Data:
:::::

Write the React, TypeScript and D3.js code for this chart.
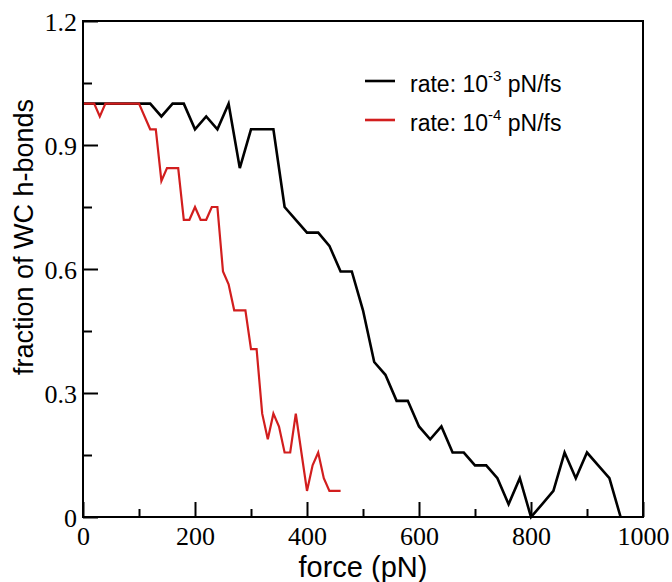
import React, { useEffect, useRef } from 'react'
import * as d3 from 'd3'

// rate 1e-3 pN/fs
const forceFast = [
  0, 20, 40, 60, 80, 100, 120, 140, 160, 180, 200, 220, 240, 260, 280, 300, 320, 340, 360, 380,
  400, 420, 440, 460, 480, 500, 520, 540, 560, 580, 600, 620, 640, 660, 680, 700, 720, 740, 760,
  780, 800, 820, 840, 860, 880, 900, 920, 940, 960,
]
const bondsFast = [
  1, 1, 1, 1, 1, 1, 1, 0.969, 1, 1, 0.938, 0.969, 0.938, 1, 0.844, 0.938, 0.938, 0.938, 0.75,
  0.719, 0.688, 0.688, 0.656, 0.594, 0.594, 0.5, 0.375, 0.344, 0.281, 0.281, 0.219, 0.188, 0.219,
  0.156, 0.156, 0.125, 0.125, 0.094, 0.031, 0.094, 0, 0.031, 0.063, 0.156, 0.094, 0.156, 0.125,
  0.094, 0,
]

// rate 1e-4 pN/fs
const forceSlow = [
  0, 10, 20, 30, 40, 50, 60, 70, 80, 90, 100, 110, 120, 130, 140, 150, 160, 170, 180, 190, 200,
  210, 220, 230, 240, 250, 260, 270, 280, 290, 300, 310, 320, 330, 340, 350, 360, 370, 380, 390,
  400, 410, 420, 430, 440, 450, 460,
]
const bondsSlow = [
  1, 1, 1, 0.969, 1, 1, 1, 1, 1, 1, 1, 0.969, 0.938, 0.938, 0.813, 0.844, 0.844, 0.844, 0.719,
  0.719, 0.75, 0.719, 0.719, 0.75, 0.75, 0.594, 0.563, 0.5, 0.5, 0.5, 0.406, 0.406, 0.25, 0.188,
  0.25, 0.219, 0.156, 0.156, 0.25, 0.156, 0.063, 0.125, 0.156, 0.094, 0.063, 0.063, 0.063,
]

const xMajor = [0, 200, 400, 600, 800, 1000]
const xMinor = [100, 300, 500, 700, 900]
const yMajor = [0, 0.3, 0.6, 0.9, 1.2]
const yMinor = [0.15, 0.45, 0.75, 1.05]

const series = [
  { label: '-3', x: forceFast, y: bondsFast, color: '#000000', width: 2.6 },
  { label: '-4', x: forceSlow, y: bondsSlow, color: '#d21e1e', width: 2.2 },
]

const W = 672
const H = 582
const left = 83
const right = 643
const top = 21
const bottom = 517

export default function App() {
  const ref = useRef<SVGSVGElement | null>(null)

  useEffect(() => {
    const svg = d3.select(ref.current)
    svg.selectAll('*').remove()

    const x = d3.scaleLinear().domain([0, 1000]).range([left, right])
    const y = d3.scaleLinear().domain([0, 1.2]).range([bottom, top])
    const fmtY = (d: number) => (d === 0 ? '0' : d3.format('.1f')(d))
    const fmtX = (d: number) => d3.format('d')(d)
    const serif = '"Liberation Serif", "Times New Roman", serif'
    const sans = '"Liberation Sans", Arial, sans-serif'

    // ticks, pointing into the plot
    const gx = svg.append('g').attr('transform', `translate(0,${bottom})`)
    gx.call(d3.axisBottom(x).tickValues(xMajor).tickSize(-15).tickFormat(fmtX as any))
    const gxm = svg.append('g').attr('transform', `translate(0,${bottom})`)
    gxm.call(d3.axisBottom(x).tickValues(xMinor).tickSize(-8).tickFormat(() => ''))
    const gy = svg.append('g').attr('transform', `translate(${left},0)`)
    gy.call(d3.axisLeft(y).tickValues(yMajor).tickSize(-15).tickFormat(fmtY as any))
    const gym = svg.append('g').attr('transform', `translate(${left},0)`)
    gym.call(d3.axisLeft(y).tickValues(yMinor).tickSize(-9).tickFormat(() => ''))

    svg.selectAll('.domain').remove()
    svg.selectAll('.tick line').attr('stroke', '#000').attr('stroke-width', 2)
    gx.selectAll('.tick text')
      .attr('y', 28)
      .attr('dy', 0)
      .attr('font-family', serif)
      .attr('font-size', 26)
      .attr('fill', '#000')
    gy.selectAll('.tick text')
      .attr('x', -6)
      .attr('dy', '0.35em')
      .attr('font-family', serif)
      .attr('font-size', 26)
      .attr('fill', '#000')

    // data lines
    series.forEach(s => {
      const pts = s.x.map((v, i) => [v, s.y[i]] as [number, number])
      const line = d3
        .line<[number, number]>()
        .x(d => x(d[0]))
        .y(d => y(d[1]))
      svg
        .append('path')
        .attr('d', line(pts))
        .attr('fill', 'none')
        .attr('stroke', s.color)
        .attr('stroke-width', s.width)
        .attr('stroke-linejoin', 'miter')
    })

    // frame
    svg
      .append('rect')
      .attr('x', left)
      .attr('y', top)
      .attr('width', right - left)
      .attr('height', bottom - top)
      .attr('fill', 'none')
      .attr('stroke', '#000')
      .attr('stroke-width', 2)

    // legend
    series.forEach((s, i) => {
      const ly = 81 + i * 39
      svg
        .append('line')
        .attr('x1', 365)
        .attr('x2', 395)
        .attr('y1', ly)
        .attr('y2', ly)
        .attr('stroke', s.color)
        .attr('stroke-width', 2.6)
      const t = svg
        .append('text')
        .attr('x', 410)
        .attr('y', ly + 11)
        .attr('font-family', sans)
        .attr('font-size', 23)
        .attr('fill', '#000')
      t.append('tspan').text('rate: 10')
      t.append('tspan').attr('dy', -11).attr('font-size', 15).text(s.label)
      t.append('tspan').attr('dy', 11).text(' pN/fs')
    })

    // axis titles
    svg
      .append('text')
      .attr('x', (left + right) / 2)
      .attr('y', 577)
      .attr('text-anchor', 'middle')
      .attr('font-family', sans)
      .attr('font-size', 29)
      .attr('fill', '#000')
      .text('force (pN)')
    svg
      .append('text')
      .attr('transform', `translate(33,237) rotate(-90)`)
      .attr('text-anchor', 'middle')
      .attr('font-family', sans)
      .attr('font-size', 27)
      .attr('fill', '#000')
      .text('fraction of WC h-bonds')
  }, [])

  return (
    <svg
      ref={ref}
      width={W}
      height={H}
      style={{ position: 'absolute', left: 0, top: 0, background: '#fff' }}
    />
  )
}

:::::

Objective:
All the material shown above is to be copied exactly, with no pictures carried over.

The solution:
Write the React, TypeScript and D3.js code for this chart.
import React, { useEffect, useRef } from 'react'
import * as d3 from 'd3'

// rate 1e-3 pN/fs
const forceFast = [
  0, 20, 40, 60, 80, 100, 120, 140, 160, 180, 200, 220, 240, 260, 280, 300, 320, 340, 360, 380,
  400, 420, 440, 460, 480, 500, 520, 540, 560, 580, 600, 620, 640, 660, 680, 700, 720, 740, 760,
  780, 800, 820, 840, 860, 880, 900, 920, 940, 960,
]
const bondsFast = [
  1, 1, 1, 1, 1, 1, 1, 0.969, 1, 1, 0.938, 0.969, 0.938, 1, 0.844, 0.938, 0.938, 0.938, 0.75,
  0.719, 0.688, 0.688, 0.656, 0.594, 0.594, 0.5, 0.375, 0.344, 0.281, 0.281, 0.219, 0.188, 0.219,
  0.156, 0.156, 0.125, 0.125, 0.094, 0.031, 0.094, 0, 0.031, 0.063, 0.156, 0.094, 0.156, 0.125,
  0.094, 0,
]

// rate 1e-4 pN/fs
const forceSlow = [
  0, 10, 20, 30, 40, 50, 60, 70, 80, 90, 100, 110, 120, 130, 140, 150, 160, 170, 180, 190, 200,
  210, 220, 230, 240, 250, 260, 270, 280, 290, 300, 310, 320, 330, 340, 350, 360, 370, 380, 390,
  400, 410, 420, 430, 440, 450, 460,
]
const bondsSlow = [
  1, 1, 1, 0.969, 1, 1, 1, 1, 1, 1, 1, 0.969, 0.938, 0.938, 0.813, 0.844, 0.844, 0.844, 0.719,
  0.719, 0.75, 0.719, 0.719, 0.75, 0.75, 0.594, 0.563, 0.5, 0.5, 0.5, 0.406, 0.406, 0.25, 0.188,
  0.25, 0.219, 0.156, 0.156, 0.25, 0.156, 0.063, 0.125, 0.156, 0.094, 0.063, 0.063, 0.063,
]

const xMajor = [0, 200, 400, 600, 800, 1000]
const xMinor = [100, 300, 500, 700, 900]
const yMajor = [0, 0.3, 0.6, 0.9, 1.2]
const yMinor = [0.15, 0.45, 0.75, 1.05]

const series = [
  { label: '-3', x: forceFast, y: bondsFast, color: '#000000', width: 2.6 },
  { label: '-4', x: forceSlow, y: bondsSlow, color: '#d21e1e', width: 2.2 },
]

const W = 672
const H = 582
const left = 83
const right = 643
const top = 21
const bottom = 517

export default function App() {
  const ref = useRef<SVGSVGElement | null>(null)

  useEffect(() => {
    const svg = d3.select(ref.current)
    svg.selectAll('*').remove()

    const x = d3.scaleLinear().domain([0, 1000]).range([left, right])
    const y = d3.scaleLinear().domain([0, 1.2]).range([bottom, top])
    const fmtY = (d: number) => (d === 0 ? '0' : d3.format('.1f')(d))
    const fmtX = (d: number) => d3.format('d')(d)
    const serif = '"Liberation Serif", "Times New Roman", serif'
    const sans = '"Liberation Sans", Arial, sans-serif'

    // ticks, pointing into the plot
    const gx = svg.append('g').attr('transform', `translate(0,${bottom})`)
    gx.call(d3.axisBottom(x).tickValues(xMajor).tickSize(-15).tickFormat(fmtX as any))
    const gxm = svg.append('g').attr('transform', `translate(0,${bottom})`)
    gxm.call(d3.axisBottom(x).tickValues(xMinor).tickSize(-8).tickFormat(() => ''))
    const gy = svg.append('g').attr('transform', `translate(${left},0)`)
    gy.call(d3.axisLeft(y).tickValues(yMajor).tickSize(-15).tickFormat(fmtY as any))
    const gym = svg.append('g').attr('transform', `translate(${left},0)`)
    gym.call(d3.axisLeft(y).tickValues(yMinor).tickSize(-9).tickFormat(() => ''))

    svg.selectAll('.domain').remove()
    svg.selectAll('.tick line').attr('stroke', '#000').attr('stroke-width', 2)
    gx.selectAll('.tick text')
      .attr('y', 28)
      .attr('dy', 0)
      .attr('font-family', serif)
      .attr('font-size', 26)
      .attr('fill', '#000')
    gy.selectAll('.tick text')
      .attr('x', -6)
      .attr('dy', '0.35em')
      .attr('font-family', serif)
      .attr('font-size', 26)
      .attr('fill', '#000')

    // data lines
    series.forEach(s => {
      const pts = s.x.map((v, i) => [v, s.y[i]] as [number, number])
      const line = d3
        .line<[number, number]>()
        .x(d => x(d[0]))
        .y(d => y(d[1]))
      svg
        .append('path')
        .attr('d', line(pts))
        .attr('fill', 'none')
        .attr('stroke', s.color)
        .attr('stroke-width', s.width)
        .attr('stroke-linejoin', 'miter')
    })

    // frame
    svg
      .append('rect')
      .attr('x', left)
      .attr('y', top)
      .attr('width', right - left)
      .attr('height', bottom - top)
      .attr('fill', 'none')
      .attr('stroke', '#000')
      .attr('stroke-width', 2)

    // legend
    series.forEach((s, i) => {
      const ly = 81 + i * 39
      svg
        .append('line')
        .attr('x1', 365)
        .attr('x2', 395)
        .attr('y1', ly)
        .attr('y2', ly)
        .attr('stroke', s.color)
        .attr('stroke-width', 2.6)
      const t = svg
        .append('text')
        .attr('x', 410)
        .attr('y', ly + 11)
        .attr('font-family', sans)
        .attr('font-size', 23)
        .attr('fill', '#000')
      t.append('tspan').text('rate: 10')
      t.append('tspan').attr('dy', -11).attr('font-size', 15).text(s.label)
      t.append('tspan').attr('dy', 11).text(' pN/fs')
    })

    // axis titles
    svg
      .append('text')
      .attr('x', (left + right) / 2)
      .attr('y', 577)
      .attr('text-anchor', 'middle')
      .attr('font-family', sans)
      .attr('font-size', 29)
      .attr('fill', '#000')
      .text('force (pN)')
    svg
      .append('text')
      .attr('transform', `translate(33,237) rotate(-90)`)
      .attr('text-anchor', 'middle')
      .attr('font-family', sans)
      .attr('font-size', 27)
      .attr('fill', '#000')
      .text('fraction of WC h-bonds')
  }, [])

  return (
    <svg
      ref={ref}
      width={W}
      height={H}
      style={{ position: 'absolute', left: 0, top: 0, background: '#fff' }}
    />
  )
}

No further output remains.